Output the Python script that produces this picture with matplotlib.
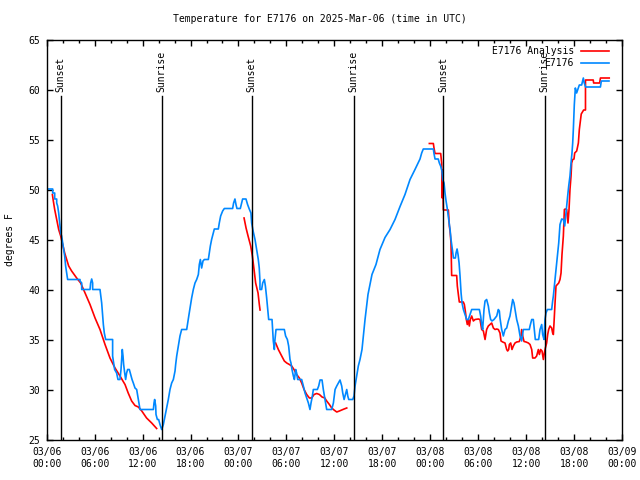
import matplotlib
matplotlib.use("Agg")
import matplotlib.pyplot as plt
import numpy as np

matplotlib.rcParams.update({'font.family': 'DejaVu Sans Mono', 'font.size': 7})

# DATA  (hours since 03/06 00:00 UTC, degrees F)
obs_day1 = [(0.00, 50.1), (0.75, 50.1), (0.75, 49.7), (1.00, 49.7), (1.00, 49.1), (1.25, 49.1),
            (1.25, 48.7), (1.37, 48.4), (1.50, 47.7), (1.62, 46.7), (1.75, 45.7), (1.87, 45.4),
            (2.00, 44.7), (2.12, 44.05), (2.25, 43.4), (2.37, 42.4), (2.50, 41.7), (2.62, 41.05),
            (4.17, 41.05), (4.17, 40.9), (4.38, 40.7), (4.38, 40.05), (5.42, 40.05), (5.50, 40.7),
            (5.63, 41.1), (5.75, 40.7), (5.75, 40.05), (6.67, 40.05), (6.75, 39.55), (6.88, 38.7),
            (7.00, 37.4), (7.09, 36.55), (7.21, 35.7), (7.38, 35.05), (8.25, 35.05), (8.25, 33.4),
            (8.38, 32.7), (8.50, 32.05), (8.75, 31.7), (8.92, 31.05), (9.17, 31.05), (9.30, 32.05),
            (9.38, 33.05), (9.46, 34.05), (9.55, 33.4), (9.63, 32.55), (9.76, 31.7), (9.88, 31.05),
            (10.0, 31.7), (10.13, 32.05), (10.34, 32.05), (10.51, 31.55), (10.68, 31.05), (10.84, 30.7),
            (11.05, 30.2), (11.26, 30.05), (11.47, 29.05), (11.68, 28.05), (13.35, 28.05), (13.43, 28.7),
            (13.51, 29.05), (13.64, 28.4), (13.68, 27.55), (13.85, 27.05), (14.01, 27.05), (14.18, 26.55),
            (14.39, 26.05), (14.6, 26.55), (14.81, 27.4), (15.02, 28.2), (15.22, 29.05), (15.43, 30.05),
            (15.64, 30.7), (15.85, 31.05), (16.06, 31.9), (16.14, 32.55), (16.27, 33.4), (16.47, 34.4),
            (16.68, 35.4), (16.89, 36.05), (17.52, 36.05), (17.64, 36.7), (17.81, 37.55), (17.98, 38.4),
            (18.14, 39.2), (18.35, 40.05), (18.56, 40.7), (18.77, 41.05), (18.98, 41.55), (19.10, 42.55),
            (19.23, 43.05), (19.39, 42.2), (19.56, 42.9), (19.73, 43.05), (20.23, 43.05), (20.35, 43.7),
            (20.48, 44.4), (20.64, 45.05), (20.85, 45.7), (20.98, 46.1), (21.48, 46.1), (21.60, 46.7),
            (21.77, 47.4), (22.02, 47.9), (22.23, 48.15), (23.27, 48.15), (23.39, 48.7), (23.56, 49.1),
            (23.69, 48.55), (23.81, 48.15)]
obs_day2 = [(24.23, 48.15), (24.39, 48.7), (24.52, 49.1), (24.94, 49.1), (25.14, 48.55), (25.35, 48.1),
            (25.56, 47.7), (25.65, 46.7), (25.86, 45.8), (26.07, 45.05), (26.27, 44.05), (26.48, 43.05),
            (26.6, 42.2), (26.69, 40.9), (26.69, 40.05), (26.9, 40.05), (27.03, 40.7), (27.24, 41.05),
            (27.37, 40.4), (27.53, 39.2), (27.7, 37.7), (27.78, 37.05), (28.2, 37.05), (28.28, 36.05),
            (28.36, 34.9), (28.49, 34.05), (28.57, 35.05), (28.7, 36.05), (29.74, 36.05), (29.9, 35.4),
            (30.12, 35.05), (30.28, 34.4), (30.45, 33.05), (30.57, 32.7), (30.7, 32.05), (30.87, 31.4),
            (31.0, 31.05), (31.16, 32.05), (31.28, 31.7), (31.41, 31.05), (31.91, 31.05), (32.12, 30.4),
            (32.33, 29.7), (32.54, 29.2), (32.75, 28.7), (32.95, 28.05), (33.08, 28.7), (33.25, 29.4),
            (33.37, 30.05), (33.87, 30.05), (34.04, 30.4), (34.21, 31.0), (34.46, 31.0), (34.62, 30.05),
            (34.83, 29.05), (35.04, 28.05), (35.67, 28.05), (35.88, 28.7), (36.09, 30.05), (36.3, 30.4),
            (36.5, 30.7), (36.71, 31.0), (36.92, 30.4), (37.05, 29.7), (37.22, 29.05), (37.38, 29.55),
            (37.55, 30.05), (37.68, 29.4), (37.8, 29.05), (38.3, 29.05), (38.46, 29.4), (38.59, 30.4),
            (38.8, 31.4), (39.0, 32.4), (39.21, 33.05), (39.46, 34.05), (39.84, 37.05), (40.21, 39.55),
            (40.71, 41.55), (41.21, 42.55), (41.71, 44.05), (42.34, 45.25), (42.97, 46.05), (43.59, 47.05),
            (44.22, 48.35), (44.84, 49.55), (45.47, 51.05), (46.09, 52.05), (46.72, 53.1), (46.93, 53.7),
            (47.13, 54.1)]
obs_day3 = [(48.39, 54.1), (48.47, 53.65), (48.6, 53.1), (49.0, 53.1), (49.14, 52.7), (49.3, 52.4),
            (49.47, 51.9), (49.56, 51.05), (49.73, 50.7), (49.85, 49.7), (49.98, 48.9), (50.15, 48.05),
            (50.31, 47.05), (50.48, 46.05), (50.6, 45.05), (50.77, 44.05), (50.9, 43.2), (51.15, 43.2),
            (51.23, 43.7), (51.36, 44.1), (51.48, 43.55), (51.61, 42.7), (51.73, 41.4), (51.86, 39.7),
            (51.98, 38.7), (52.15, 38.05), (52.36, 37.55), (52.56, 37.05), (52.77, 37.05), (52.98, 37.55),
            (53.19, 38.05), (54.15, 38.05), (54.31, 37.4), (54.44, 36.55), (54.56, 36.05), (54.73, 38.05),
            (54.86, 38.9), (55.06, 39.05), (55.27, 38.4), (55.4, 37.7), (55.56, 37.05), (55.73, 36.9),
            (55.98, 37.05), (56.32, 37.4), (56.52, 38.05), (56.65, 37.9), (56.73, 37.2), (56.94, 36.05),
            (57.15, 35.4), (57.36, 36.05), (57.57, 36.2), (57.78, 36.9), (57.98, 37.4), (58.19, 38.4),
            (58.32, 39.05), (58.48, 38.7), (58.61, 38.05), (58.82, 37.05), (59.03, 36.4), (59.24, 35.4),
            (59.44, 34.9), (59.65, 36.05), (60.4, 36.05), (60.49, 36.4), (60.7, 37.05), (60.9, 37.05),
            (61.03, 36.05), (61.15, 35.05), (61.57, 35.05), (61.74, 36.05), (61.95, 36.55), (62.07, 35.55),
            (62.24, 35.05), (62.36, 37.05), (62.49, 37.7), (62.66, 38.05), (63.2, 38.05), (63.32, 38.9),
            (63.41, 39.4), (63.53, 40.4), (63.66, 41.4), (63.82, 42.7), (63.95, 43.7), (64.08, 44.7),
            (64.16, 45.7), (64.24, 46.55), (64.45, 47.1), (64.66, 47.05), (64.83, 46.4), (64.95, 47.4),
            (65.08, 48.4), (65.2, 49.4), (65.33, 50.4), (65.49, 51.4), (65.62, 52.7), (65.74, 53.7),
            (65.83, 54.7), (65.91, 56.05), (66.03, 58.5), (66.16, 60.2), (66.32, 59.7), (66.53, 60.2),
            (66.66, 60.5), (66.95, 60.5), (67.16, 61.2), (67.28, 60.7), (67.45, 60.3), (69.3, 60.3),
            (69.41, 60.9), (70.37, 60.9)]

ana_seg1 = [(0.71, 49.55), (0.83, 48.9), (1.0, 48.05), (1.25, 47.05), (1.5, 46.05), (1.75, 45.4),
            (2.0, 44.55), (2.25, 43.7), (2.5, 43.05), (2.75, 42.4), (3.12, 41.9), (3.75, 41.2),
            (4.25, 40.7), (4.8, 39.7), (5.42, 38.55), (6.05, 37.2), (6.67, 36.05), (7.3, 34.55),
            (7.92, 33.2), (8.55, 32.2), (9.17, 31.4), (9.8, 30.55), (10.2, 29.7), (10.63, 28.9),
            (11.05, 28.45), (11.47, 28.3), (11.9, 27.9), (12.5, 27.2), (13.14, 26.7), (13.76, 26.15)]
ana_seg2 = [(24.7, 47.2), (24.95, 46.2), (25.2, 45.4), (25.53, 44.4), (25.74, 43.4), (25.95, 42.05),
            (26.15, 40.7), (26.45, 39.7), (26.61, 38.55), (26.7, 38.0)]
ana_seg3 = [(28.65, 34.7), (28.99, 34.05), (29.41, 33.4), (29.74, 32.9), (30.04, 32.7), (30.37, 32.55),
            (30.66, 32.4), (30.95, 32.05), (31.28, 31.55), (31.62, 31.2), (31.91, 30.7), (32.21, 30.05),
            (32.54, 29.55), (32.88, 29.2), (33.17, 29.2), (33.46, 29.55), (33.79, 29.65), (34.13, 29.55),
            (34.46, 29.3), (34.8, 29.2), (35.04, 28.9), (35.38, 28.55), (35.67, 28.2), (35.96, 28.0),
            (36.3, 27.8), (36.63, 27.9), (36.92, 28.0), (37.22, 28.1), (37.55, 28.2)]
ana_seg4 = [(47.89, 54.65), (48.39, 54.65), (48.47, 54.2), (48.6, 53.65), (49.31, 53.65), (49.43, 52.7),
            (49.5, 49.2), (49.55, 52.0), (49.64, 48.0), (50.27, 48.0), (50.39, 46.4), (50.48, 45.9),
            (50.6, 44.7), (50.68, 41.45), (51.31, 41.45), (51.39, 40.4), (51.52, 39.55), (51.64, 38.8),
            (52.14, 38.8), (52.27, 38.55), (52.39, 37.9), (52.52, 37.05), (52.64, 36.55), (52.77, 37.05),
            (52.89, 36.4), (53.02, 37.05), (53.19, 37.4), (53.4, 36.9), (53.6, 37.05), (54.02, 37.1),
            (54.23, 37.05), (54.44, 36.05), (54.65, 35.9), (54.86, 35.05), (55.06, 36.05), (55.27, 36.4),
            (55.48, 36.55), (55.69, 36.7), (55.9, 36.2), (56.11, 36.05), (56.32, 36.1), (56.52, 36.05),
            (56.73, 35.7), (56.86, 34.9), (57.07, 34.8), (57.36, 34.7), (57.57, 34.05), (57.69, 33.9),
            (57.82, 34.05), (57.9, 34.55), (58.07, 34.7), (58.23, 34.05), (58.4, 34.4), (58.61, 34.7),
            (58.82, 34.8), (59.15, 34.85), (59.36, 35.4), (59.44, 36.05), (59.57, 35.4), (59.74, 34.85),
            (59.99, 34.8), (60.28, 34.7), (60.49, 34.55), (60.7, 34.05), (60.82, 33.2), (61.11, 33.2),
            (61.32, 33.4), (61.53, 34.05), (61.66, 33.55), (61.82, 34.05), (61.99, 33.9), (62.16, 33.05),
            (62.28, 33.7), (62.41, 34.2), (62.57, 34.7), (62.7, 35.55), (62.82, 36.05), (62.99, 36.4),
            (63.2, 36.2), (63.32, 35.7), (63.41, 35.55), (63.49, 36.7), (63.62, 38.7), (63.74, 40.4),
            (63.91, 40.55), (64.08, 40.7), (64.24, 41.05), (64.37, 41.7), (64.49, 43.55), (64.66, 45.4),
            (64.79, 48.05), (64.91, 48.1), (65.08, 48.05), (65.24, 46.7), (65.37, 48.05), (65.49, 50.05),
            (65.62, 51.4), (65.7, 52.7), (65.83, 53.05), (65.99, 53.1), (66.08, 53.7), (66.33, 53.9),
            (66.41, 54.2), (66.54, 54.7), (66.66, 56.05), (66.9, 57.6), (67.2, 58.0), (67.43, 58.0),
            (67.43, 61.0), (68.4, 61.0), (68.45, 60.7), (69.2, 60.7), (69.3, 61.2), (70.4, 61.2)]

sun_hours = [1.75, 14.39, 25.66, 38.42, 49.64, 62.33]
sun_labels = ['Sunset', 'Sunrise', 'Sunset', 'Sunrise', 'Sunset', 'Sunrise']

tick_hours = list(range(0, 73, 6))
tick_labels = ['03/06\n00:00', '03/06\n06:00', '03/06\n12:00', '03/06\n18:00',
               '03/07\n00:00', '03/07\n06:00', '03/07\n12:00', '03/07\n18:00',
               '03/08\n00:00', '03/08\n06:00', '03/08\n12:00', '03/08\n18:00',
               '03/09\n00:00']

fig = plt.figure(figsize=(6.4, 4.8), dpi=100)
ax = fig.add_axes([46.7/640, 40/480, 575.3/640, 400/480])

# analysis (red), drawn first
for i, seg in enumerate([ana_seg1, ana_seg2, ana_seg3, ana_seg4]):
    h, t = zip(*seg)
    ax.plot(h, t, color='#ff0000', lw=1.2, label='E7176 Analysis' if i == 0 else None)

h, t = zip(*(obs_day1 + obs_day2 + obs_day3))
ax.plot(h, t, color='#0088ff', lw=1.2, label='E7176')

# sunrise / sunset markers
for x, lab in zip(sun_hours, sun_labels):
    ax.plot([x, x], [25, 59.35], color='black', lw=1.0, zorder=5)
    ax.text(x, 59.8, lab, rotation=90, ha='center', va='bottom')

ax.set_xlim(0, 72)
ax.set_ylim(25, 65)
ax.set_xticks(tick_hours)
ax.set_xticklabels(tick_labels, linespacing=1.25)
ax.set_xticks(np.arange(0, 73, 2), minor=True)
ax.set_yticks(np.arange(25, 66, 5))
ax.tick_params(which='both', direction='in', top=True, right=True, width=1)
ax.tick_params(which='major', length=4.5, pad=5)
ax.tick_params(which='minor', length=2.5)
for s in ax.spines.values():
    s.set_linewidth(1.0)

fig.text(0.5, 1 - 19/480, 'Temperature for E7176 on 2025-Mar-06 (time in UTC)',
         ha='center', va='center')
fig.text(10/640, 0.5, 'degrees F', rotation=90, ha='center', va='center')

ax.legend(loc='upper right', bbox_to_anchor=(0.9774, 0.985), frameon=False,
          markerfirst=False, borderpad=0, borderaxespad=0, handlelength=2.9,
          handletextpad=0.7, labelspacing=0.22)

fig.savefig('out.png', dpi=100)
..............................
• To be done:
Say how many lines contain "matplotlib", and give nothing but that number.

• Task solution:
5